Creo, en fin, que este estudio puede ser inmensamente provechoso a los alumnos de nuestras Facultades teológicas, e incluso a los seglares cultos que se interesan por el tema de la Iglesia. Hay en él rigor científico, lúcida exposición, acertada síntesis, noble y elevado estilo. Despierta el deseo de conocer y amar más y más no solo al inmortal Doctor Africano, cuyas luces doctrinales parece que no están destinadas a conocer ningún ocaso, sino también, lo que es más importante, a la Iglesia que él tanto amó. San Agustín es tan fecundo y tan rico, que las audacias de los más atrevidos no llegan a alcanzarle en su carrera de intuiciones y análisis geniales, con la ventaja para ellos de que, si se decidieran a correr tomándole como guía, los atrevimientos no serían nunca vanas y frecuentemente irrespetuosas piruetas sobre el misterio de la Iglesia, sino avances auténticamente luminosos, puesto que sus audacias nacerían del amor, que ni se busca a sí mismo ni hiere jamás a la Esposa de Cristo.
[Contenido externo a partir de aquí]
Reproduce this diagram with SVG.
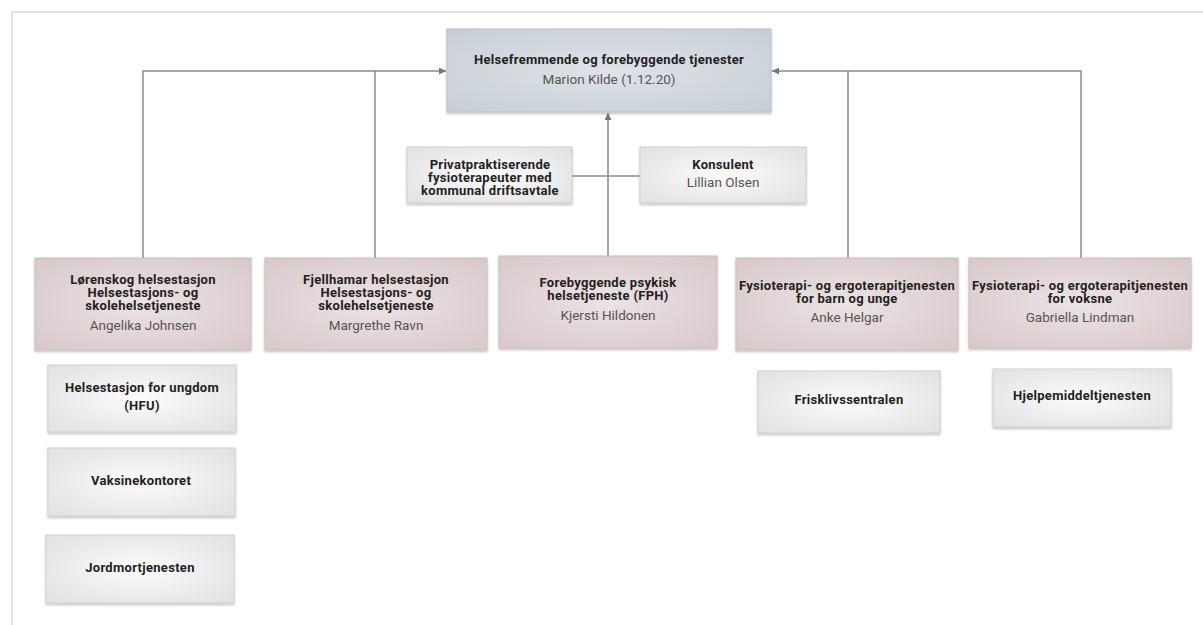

Felicito cordialmente al autor, con quien me unen vínculos de vida sacerdotal muy estrechos, por el brillante trabajo elaborado. Me fue muy grato asistir a la defensa de esta tesis en la Universidad Gregoriana. No lo es menos escribir ahora estas palabras de presentación como obsequio, bien poco valioso, que trata de corresponder a la generosa ayuda que él me ha prestado y me presta, ahora en Barcelona y antes como profesor de teología en el Seminario de Astorga, tarea que yo le encomendé con esperanza que nunca fue defraudada.
Barcelona, Pascua de Resurrección, abril de 1970.